The Chancellor’s Autumn Statement announcement that new fibre optic broadband infrastructure will benefit from 100% business rates relief for 5 years is welcome, but long overdue, and purely a short-term fix.
Casting my mind back to 25 years ago, GVA challenged the Government on whether business rates were properly chargeable on fibre. The case was headed for Tribunal but was dropped in the pre-hearing conceding that fibre was not rateable.
Despite this, Government later reversed the decision and from here, the real problems started. Fibre was expensive, although shortly after the dot.com crash rents were set on a steep downward trend, which incurred two problems.

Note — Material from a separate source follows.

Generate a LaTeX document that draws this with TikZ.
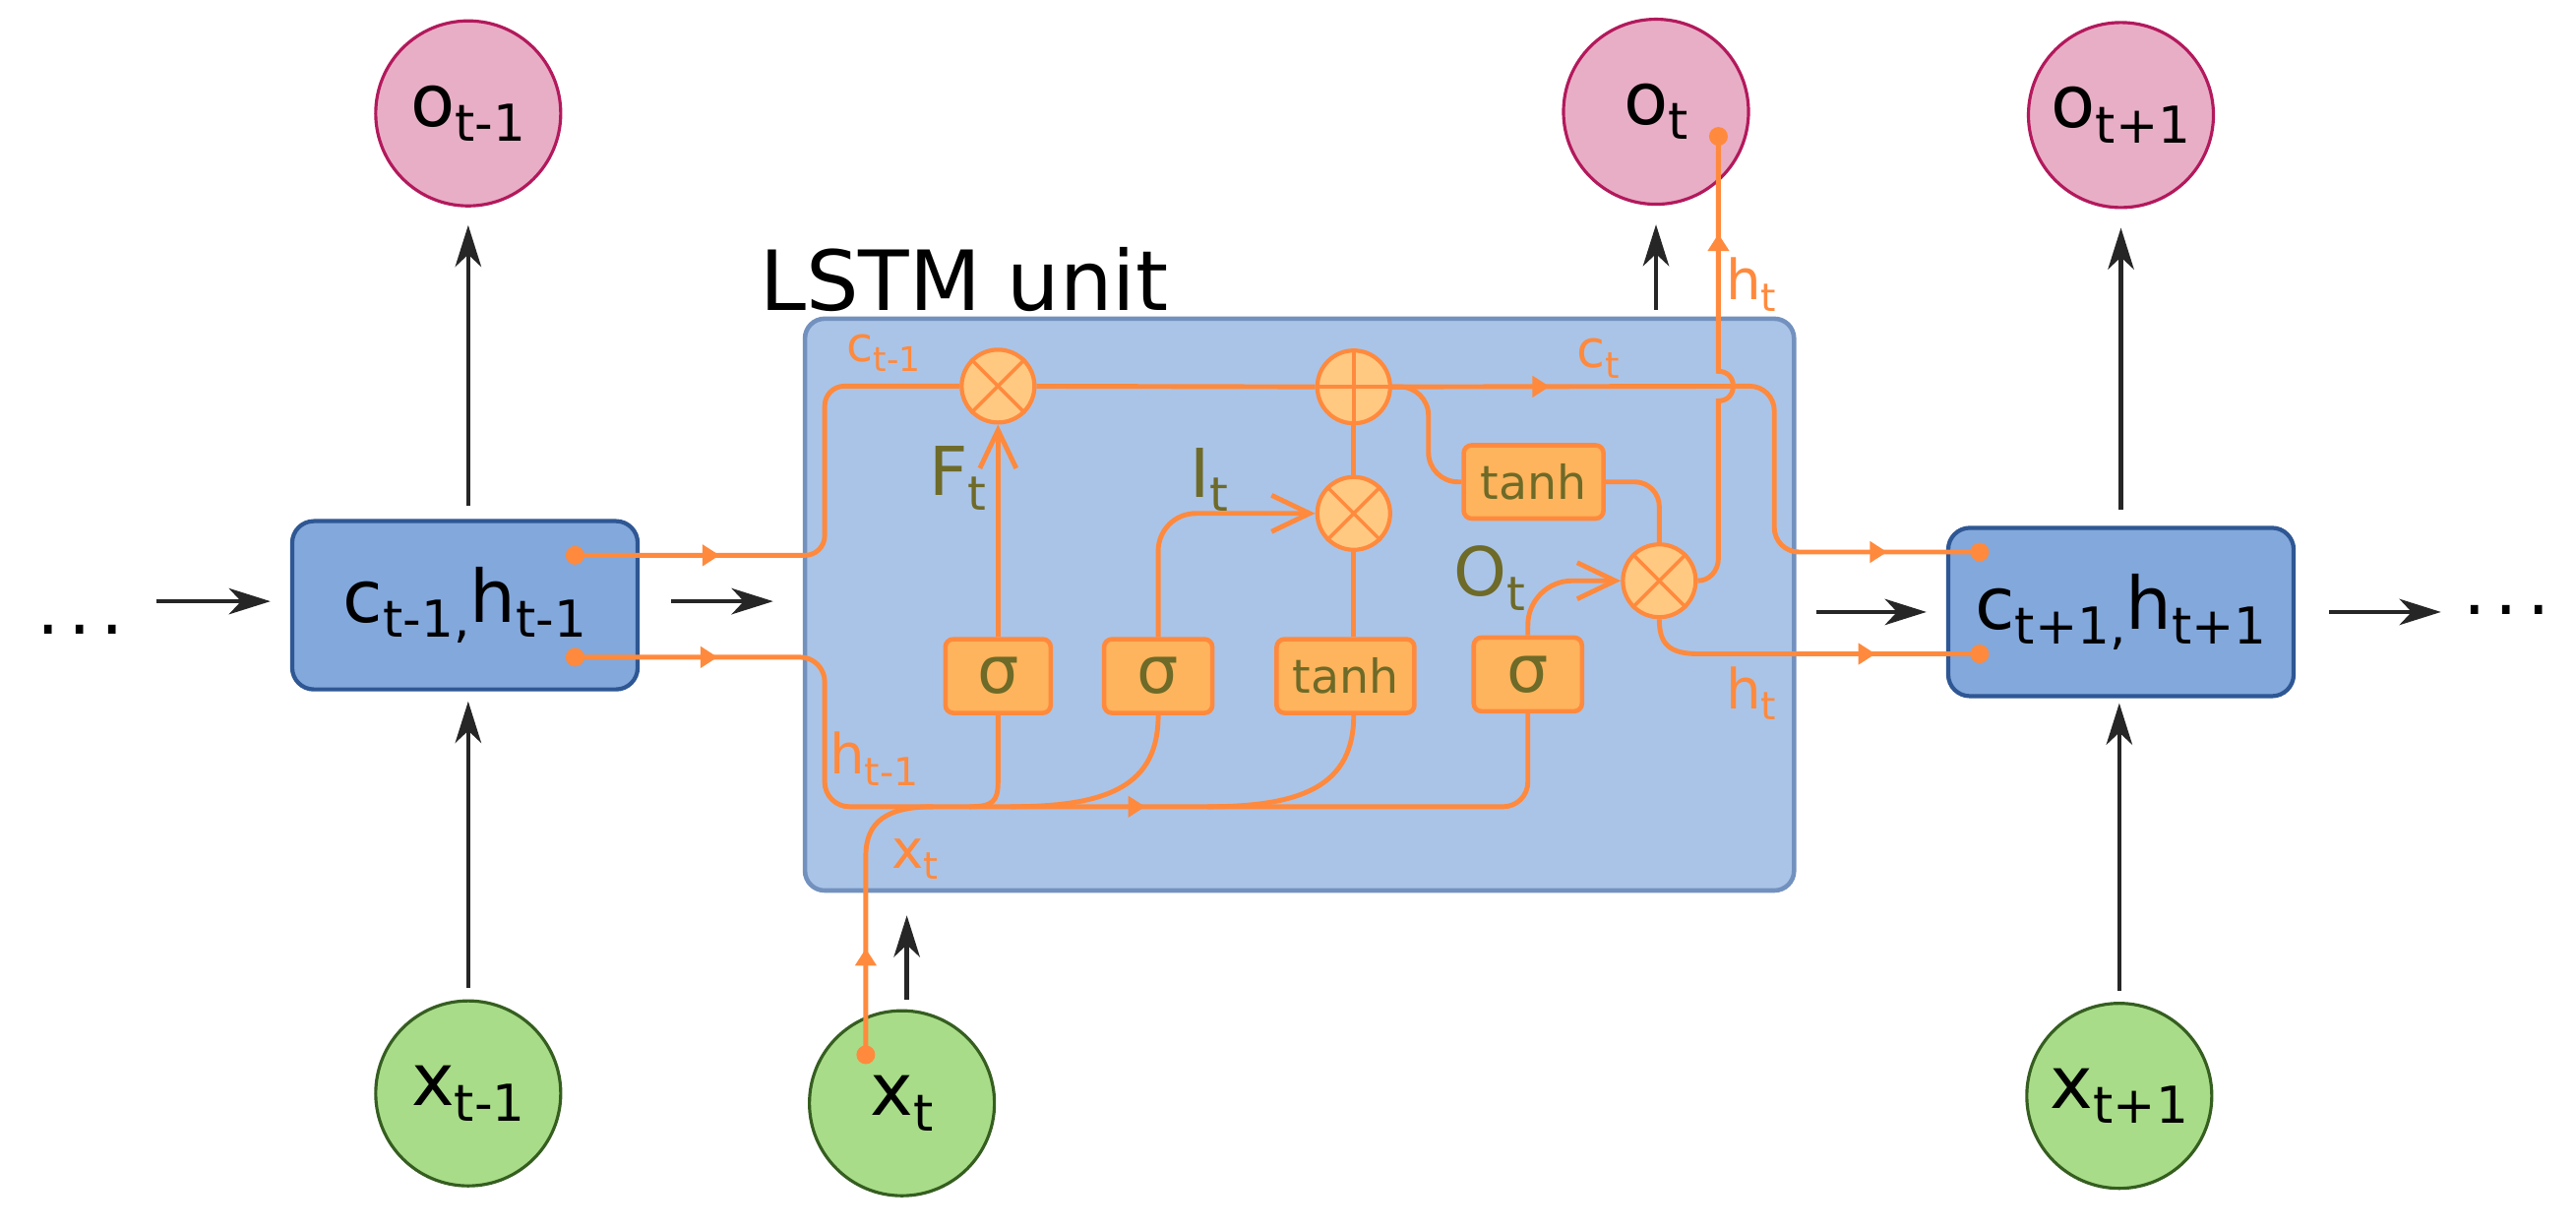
\documentclass[tikz,border=0pt]{standalone}
\usepackage{fontspec}
\setmainfont{DejaVu Sans}
\usetikzlibrary{arrows.meta,decorations.markings}
\definecolor{orng}{HTML}{FF8A3D}
\definecolor{gatef}{HTML}{FDB45C}
\definecolor{opf}{HTML}{FFC982}
\definecolor{olive}{HTML}{6E6A28}
\definecolor{lstmf}{HTML}{AAC4E8}
\definecolor{lstmb}{HTML}{7391BE}
\definecolor{hboxf}{HTML}{83A8DC}
\definecolor{hboxb}{HTML}{2E5794}
\definecolor{pinkf}{HTML}{E8AEC6}
\definecolor{pinkb}{HTML}{B3195C}
\definecolor{greenf}{HTML}{A8DC88}
\definecolor{greenb}{HTML}{355E20}
\newcommand\myfs[1]{\fontsize{#1}{#1}\selectfont}
\newcommand\sbs[1]{\raisebox{-0.21em}{\scalebox{0.7}{#1}}}
\begin{document}
\begin{tikzpicture}[x=0.016696cm, y=-0.016696cm,
 pinkc/.style={circle, draw=pinkb, fill=pinkf, line width=0.9pt, minimum size=1.88cm, inner sep=0pt, font=\myfs{21}},
 greenc/.style={circle, draw=greenb, fill=greenf, line width=0.9pt, minimum size=1.88cm, inner sep=0pt, font=\myfs{21}},
 hstate/.style={rectangle, rounded corners=0.22cm, draw=hboxb, fill=hboxf, line width=1.2pt, minimum width=3.51cm, minimum height=1.71cm, inner sep=0pt, font=\myfs{21}},
 lstmbox/.style={rectangle, rounded corners=0.2cm, draw=lstmb, fill=lstmf, line width=1.3pt, minimum width=10.05cm, minimum height=5.81cm, inner sep=0pt},
 gatebox/.style={rectangle, rounded corners=0.08cm, draw=orng, fill=gatef, line width=1.3pt, minimum height=0.75cm, inner sep=0pt, text=olive},
 opc/.style={circle, draw=orng, fill=opf, line width=1.2pt, minimum size=0.74cm, inner sep=0pt},
 oline/.style={draw=orng, line width=1.4pt},
 odot/.style={circle, fill=orng, inner sep=0pt, minimum size=0.19cm},
 barrow/.style={draw=black!85, line width=1.3pt, -{Stealth[length=12pt,width=7.5pt,inset=3.5pt]}},
 gatearr/.style={-{Straight Barb[length=11pt,width=10.5pt]}},
 olab/.style={text=orng, inner sep=0pt},
 glab/.style={text=olive, inner sep=0pt, font=\myfs{19.5}},
 midarr/.style={postaction={decorate}, decoration={markings, mark=at position #1 with {\arrow{Triangle[length=5pt,width=6pt]}}}},
 midrev/.style={postaction={decorate}, decoration={markings, mark=at position #1 with {\arrowreversed{Triangle[length=5pt,width=6pt]}}}},
 midtwo/.style 2 args={postaction={decorate}, decoration={markings, mark=at position #1 with {\arrow{Triangle[length=5pt,width=6pt]}}, mark=at position #2 with {\arrow{Triangle[length=5pt,width=6pt]}}}}
]
\useasboundingbox (0,0) rectangle (1568,747.5);

% main containers and state nodes
\node[lstmbox] (lstm) at (791,368) {};
\node[anchor=base west, inner sep=0pt, font=\myfs{24}] (title) at (462,189) {LSTM unit};
\node[pinkc] (om1) at (285,69) {o\sbs{t-1}};
\node[pinkc] (ot) at (1008,68) {o\sbs{t}};
\node[pinkc] (op1) at (1291,70) {o\sbs{t+1}};
\node[greenc] (xm1) at (285,665.5) {x\sbs{t-1}};
\node[greenc] (xt) at (549,671.5) {x\sbs{t}};
\node[greenc] (xp1) at (1290,667) {x\sbs{t+1}};
\node[hstate] (cm1) at (283,368.4) {c\sbs{t-1,}h\sbs{t-1}};
\node[hstate] (cp1) at (1291,372.5) {c\sbs{t+1,}h\sbs{t+1}};
\node[anchor=base west, inner sep=0pt, font=\myfs{21}] (ldots) at (22,386) {.\kern0.12em.\kern0.12em.};
\node[anchor=base west, inner sep=0pt, font=\myfs{21}] (rdots) at (1499,374) {.\kern0.12em.\kern0.12em.};
\coordinate (lin) at (95,366);

% black connectors
\draw[barrow, shorten >=0.2cm] (lin) -- (cm1.west |- lin);
\draw[barrow, shorten <=0.32cm, shorten >=0.3cm] (cm1.east |- lin) -- (lstm.west |- lin);
\draw[barrow, shorten <=0.13cm, shorten >=0.18cm] (om1.south |- cm1.north) -- (om1.south);
\draw[barrow, shorten <=0.12cm, shorten >=0.1cm] (xm1.north) -- (xm1.north |- cm1.south);
\draw[barrow, shorten <=0.07cm, shorten >=0.19cm] (ot.south |- lstm.north) -- (ot.south);
\draw[barrow, shorten <=0.1cm, shorten >=0.23cm] ([xshift=0.05cm]xt.north) -- ([xshift=0.05cm]xt.north |- lstm.south);
\draw[barrow, shorten <=0.2cm, shorten >=0.2cm] (lstm.east |- cp1) -- (cp1.west);
\draw[barrow, shorten <=0.16cm, shorten >=0.19cm] (op1.south |- cp1.north) -- (op1.south);
\draw[barrow, shorten <=0.11cm, shorten >=0.05cm] (xp1.north) -- (xp1.north |- cp1.south);
\draw[barrow, shorten <=0.34cm, shorten >=0.22cm] (cp1.east) -- (cp1.east -| rdots.west);

% gates and operators
\node[opc] (fx) at (607.5,235) {};
\node[opc] (plus) at (824,235.5) {};
\node[opc] (ix) at (824,312.5) {};
\node[opc] (ox) at (1010,353.5) {};
\node[gatebox, minimum width=1.07cm, font=\myfs{19}] (s1) at (607.5,411.5) {σ};
\node[gatebox, minimum width=1.1cm, font=\myfs{19}] (s2) at (705,411.5) {σ};
\node[gatebox, minimum width=1.4cm, font=\myfs{13.5}] (tanh1) at (819,411.5) {tanh};
\node[gatebox, minimum width=1.1cm, font=\myfs{19}] (s3) at (930,410.5) {σ};
\node[gatebox, minimum width=1.42cm, minimum height=0.745cm, font=\myfs{13.5}] (tanh2) at (933.5,293.3) {tanh};

% orange data lines
\coordinate (cdL) at (350,338);
\coordinate (hdL) at (350,400);
\coordinate (cdR) at (1205,336);
\coordinate (hdR) at (1205,398);
\coordinate (otd) at (1046,83);
\coordinate (xtd) at (527,642);

\draw[oline, rounded corners=0.2cm, midarr=1.47cm] (cdL) -- (502,338) -- (502,235) -- (fx);
\draw[oline] (fx) -- (plus);
\draw[oline, rounded corners=0.25cm, midtwo={1.6cm}{6.5cm}] (plus) -- (1080,235) -- (1080,336) -- (cdR);
\draw[oline, rounded corners=0.3cm] (plus.east) -- (869.5,235) -- (869.5,293.3) -- (tanh2);
\draw[oline, rounded corners=0.25cm] (tanh2.east) -- (tanh2.east -| ox.north) -- (ox.north);
\draw[oline] (ix) -- (plus);
\draw[oline] (tanh1.north -| ix) -- (ix);
\draw[oline, gatearr] (s1) -- (fx);
\draw[oline, gatearr, rounded corners=0.38cm] (s2.north) -- (s2.north |- ix) -- (ix);
\draw[oline, gatearr, rounded corners=0.45cm] (s3.north) -- (s3.north |- ox) -- (ox);
\draw[oline, midrev=0.99cm] (otd) -- (1046,226) .. controls (1058,226) and (1058,244) .. (1046,244) -- (1046,339.5) .. controls (1046,348) and (1040,353.5) .. (ox.east);
\draw[oline, midarr=2.42cm] (ox.south) .. controls (1010,392) and (1016,398) .. (1034,398) -- (hdR);
\draw[oline, rounded corners=0.25cm, midtwo={1.45cm}{7.1cm}] (hdL) -- (502,400) -- (502,491) -- (930,491) -- (s3.south);
\draw[oline] (s1.south) -- (607.5,476) .. controls (607.5,488) and (604,491) .. (590,491);
\draw[oline] (s2.south) .. controls (705,478) and (675,491) .. (615,491);
\draw[oline] (tanh1.south -| ix) .. controls (824,478) and (793,491) .. (735,491);
\draw[oline, midarr=1.08cm] (xtd) -- (527,521) .. controls (527,500) and (540,491) .. (568,491);

% operator symbols
\draw[orng, line width=1pt] (fx.north east) -- (fx.south west) (fx.north west) -- (fx.south east);
\draw[orng, line width=1pt] (ix.north east) -- (ix.south west) (ix.north west) -- (ix.south east);
\draw[orng, line width=1pt] (ox.north east) -- (ox.south west) (ox.north west) -- (ox.south east);
\draw[orng, line width=1pt] (plus.north) -- (plus.south) (plus.west) -- (plus.east);

% dots
\node[odot] (cdLn) at (cdL) {};
\node[odot] (hdLn) at (hdL) {};
\node[odot] (cdRn) at (cdR) {};
\node[odot] (hdRn) at (hdR) {};
\node[odot] (otdn) at (otd) {};
\node[odot] (xtdn) at (xtd) {};

% labels
\node[olab, font=\myfs{14}] (lc1) at (538,215) {c\sbs{t-1}};
\node[olab, font=\myfs{15}] (lct) at (973,218) {c\sbs{t}};
\node[olab, font=\myfs{16}] (lht1) at (1066,173) {h\sbs{t}};
\node[olab, font=\myfs{16}] (lht2) at (1066,422) {h\sbs{t}};
\node[olab, font=\myfs{16}] (lhm) at (532,462) {h\sbs{t-1}};
\node[olab, font=\myfs{15.5}] (lxt) at (557,523) {x\sbs{t}};
\node[glab] (lF) at (583,291) {F\sbs{t}};
\node[glab] (lI) at (736,292) {I\sbs{t}};
\node[glab] (lO) at (907,352) {O\sbs{t}};
\end{tikzpicture}
\end{document}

Firstly, as the tax base is assessed two years in arrears and remains in force for a further five, the assessment relates to prices that are two to seven years out of date - an eternity in telecoms. Secondly, the assessment is based on a price per kilometre, so the more remote a community the greater the tax penalty. This has been one of the biggest barriers to broadband roll out in rural areas.
— DCMS (@DCMS) November 23, 2016
Philip Hammond’s announcement begs more questions than it answers, with two particular issues that need to be addressed. Firstly, in order to incentivise operators to lay fibre in un-connected places the tax break should apply to newly constructed routes.
The details of the tax break will only be enacted in late 2017 and backdated so we could see a pause in rollout until the qualification criteria are known. This sets everyone back a year.
Secondly, there is much dormant fibre already in the ground – so called dark fibre. Applying the tax break to operators who ‘light it’ will incentivise service innovation. This may not be government thinking, but it is essential; particularly regarding Ofcom’s proposal to make BT’s dark fibre available to competitors.
Without the same tax break, competitors will be taxed more heavily than if they lay their own new cables. That would cause delay, be an expensive waste of resources and undermine Ofcom’s drive to open up BT’s infrastructure to competition.
Government’s decision 25 years ago to tax the very thing they were trying to promote has set the UK back many years. A tax break is obvious, but overly fussy rules will again defer unlimited broadband at a time when the UK needs to be ultra-competitive.